Zurück zu Premuda: ein Boot nach dem anderen trudelt ein, die meisten aus Süden und fast alles Italiener. Wir beobachten (ins Fäustchen lachend) diverse glücklose Bojenmanöver und daraus resultierende Ehekrisen. Zwischendurch praktizieren wir Strömungsschwimmen im fast 30 Grad warmen Wasser. Plötzlich scheint sich der Himmel über uns zu verdunkeln, aber die vermeintliche Gewitterwolke entpuppt sich als riesige italienische Motoryacht, die eine benachbarte Boje anzusteuern versucht. Deren Skipper manövriert das Ungetüm mittels Joystick auf dem Vorschiff stehend. Seine Bikinischönheiten hinten auf der Badeplattform geben sich eher unbeteiligt und bekommen ebensowenig wie der Kapitän mit, dass die Strömung ihr Schiff immer näher auf Ruby treiben lässt. Stephan, stets misstrauischen Auges bei allen Geschehnissen rund um unser Boot, springt zum zweiten Mal am heutigen Tag auf und schreit aus vollem Hals "Heeeeyyy!", und weil er diesmal keinen Schnorchel im Mund hat, können die Bikinidamen ihn trotz Sprachbarriere gut verstehen und ihren Käptn im letzten Moment dazu bringen, auch mal nach hinten zu schauen und die Kollision gerade noch zu verhindern. Es fehlte vielleicht ein Meter bis zum Rumms.

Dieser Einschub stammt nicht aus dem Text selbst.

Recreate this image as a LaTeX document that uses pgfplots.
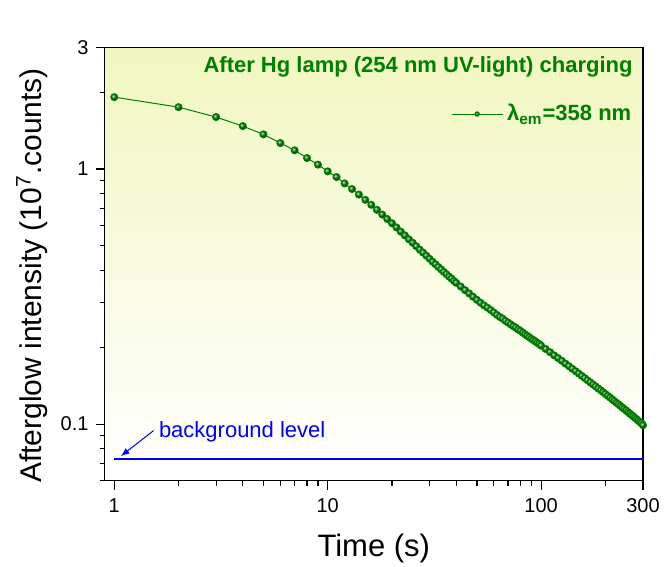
\documentclass[border=0pt]{standalone}
\usepackage{fontspec}
\setmainfont{Liberation Sans}
\usepackage{pgfplots}
\pgfplotsset{compat=1.18}
\usepackage{pgfplotstable}
\definecolor{ogreen}{RGB}{0,128,0}
\definecolor{bgtop}{RGB}{241,246,192}
\pgfplotstableread{
t I
1 1.913
2 1.748
3 1.598
4 1.473
5 1.367
6 1.264
7 1.184
8 1.104
9 1.040
10 0.979
11 0.930
12 0.878
13 0.8345
14 0.794
15 0.757
16 0.724
17 0.692
18 0.663
19 0.637
20 0.613
21 0.590
22 0.568
23 0.549
24 0.530
25 0.514
26 0.498
27 0.483
28 0.470
29 0.457
30 0.445
31 0.433
32 0.423
33 0.413
34 0.404
35 0.395
36 0.387
37 0.379
38 0.372
39 0.364
40 0.358
42 0.346
44 0.335
46 0.325
48 0.3155
50 0.307
52 0.299
54 0.292
56 0.286
58 0.280
60 0.274
62 0.268
64 0.263
66 0.259
68 0.254
70 0.250
72 0.246
74 0.242
76 0.239
78 0.235
80 0.232
82 0.2285
84 0.225
86 0.222
88 0.219
90 0.216
92 0.2135
94 0.211
96 0.208
98 0.206
100 0.203
105 0.197
110 0.1915
115 0.186
120 0.1815
125 0.177
130 0.1726
135 0.1686
140 0.1648
145 0.1612
150 0.1578
155 0.1545
160 0.1515
165 0.1485
170 0.1457
175 0.143
180 0.1405
185 0.138
190 0.1357
195 0.1335
200 0.1313
205 0.1291
210 0.1271
215 0.1251
220 0.1232
225 0.1213
230 0.1196
235 0.1179
240 0.1162
245 0.1146
250 0.1131
255 0.1115
260 0.110
265 0.1086
270 0.1072
275 0.1058
280 0.1045
285 0.1032
290 0.1019
295 0.1007
300 0.0990
}\decay
\pgfplotstableread{
t I
1 0.0727
300 0.0727
}\bglevel
\begin{document}
\begin{tikzpicture}
\useasboundingbox (-52.25pt,-43.15pt) rectangle (280.75pt,240.35pt);
\begin{axis}[
  name=ax,
  at={(0pt,0pt)}, anchor=south west,
  scale only axis,
  width=269.25pt, height=216.7pt,
  xmode=log, ymode=log,
  xmin=0.9, xmax=300, ymin=0.06, ymax=3,
  xtick={1,10,100,300}, xticklabels={1,10,100,300},
  minor xtick={2,3,4,5,6,7,8,9,20,30,40,50,60,70,80,90,200},
  ytick={0.1,1,3}, yticklabels={0.1,1,3},
  minor ytick={0.06,0.07,0.08,0.09,0.2,0.3,0.4,0.5,0.6,0.7,0.8,0.9,2},
  xtick pos=bottom, ytick pos=left,
  tick align=outside,
  major tick length=4.5pt, minor tick length=2.5pt,
  every tick/.style={black, line width=0.6pt},
  axis line style={line width=0.6pt},
  tick label style={font=\fontsize{10}{12}\selectfont},
  xticklabel style={yshift=-1pt},
  /pgf/number format/assume math mode=true,
  axis background/.style={top color=bgtop, bottom color=white},
  every axis x label/.style={at={(axis description cs:0.5,0)}, anchor=base, yshift=-38pt, font=\fontsize{15.5}{18}\selectfont},
  every axis y label/.style={at={(axis description cs:-0.1179,0.4735)}, anchor=base, rotate=90, font=\fontsize{15}{18}\selectfont},
  xlabel={Time (s)},
  ylabel={Afterglow intensity (10\textsuperscript{7}.counts)},
  legend style={at={(0.9857,0.846)}, anchor=east, draw=none, fill=none, inner sep=0pt, outer sep=0pt,
    font=\bfseries\fontsize{11}{13}\selectfont, text=ogreen},
  legend image code/.code={
    \draw[mark repeat=2, mark phase=2, mark size=1.1pt] plot coordinates {(0pt,0pt) (12.75pt,0pt) (25.5pt,0pt)};
  },
]
\addplot[ogreen, line width=0.5pt, mark=ball, mark size=1.75pt, mark options={ball color=ogreen}] table[x=t,y=I] {\decay};
\addlegendentry{λ\textsubscript{em}=358 nm}
\addplot[blue, line width=1pt, forget plot] table[x=t,y=I] {\bglevel};
\draw[blue, line width=0.5pt, -latex] (axis cs:1.53,0.0944) -- (axis cs:1.074,0.0749);
\node[anchor=base west, blue, font=\fontsize{11}{13}\selectfont, inner sep=0pt] at (rel axis cs:0.1005,0.0999) {background level};
\node[anchor=base east, ogreen, font=\bfseries\fontsize{11}{13}\selectfont, inner sep=0pt] at (rel axis cs:0.9814,0.9407) {After Hg lamp (254 nm UV-light) charging};
\node[anchor=base west, black, font=\bfseries\fontsize{10.5}{12}\selectfont, inner sep=0pt] at (rel axis cs:0.0134,1.0323) {LiLuGeO\textsubscript{4}:0.005Bi\textsuperscript{3+}};
\end{axis}
\end{tikzpicture}
\end{document}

Ermattet von all der Aufregung können wir uns nur noch zu ein paar Käsebroten aufraffen und bleiben am Abend an Bord, während wir das bunte Treiben von umherschnurrenden Dinghis beobachten und uns von Italopop aus den umliegenden Booten einlullen lassen.

Ach ja, wir könnten gar keinen Landgang machen, auch wenn wir wollten, denn unser Dinghi ist leider irreparabel platt. Zur Müllentsorgung müssen wir den Bojenabkassierer bezirzen, der extra heimlich bei Dunkelheit noch einmal vorbeikommt, um unseren Abfall mitzunehmen. Normalerweise müssen die Crews das selbst erledigen. Hvala lijepa!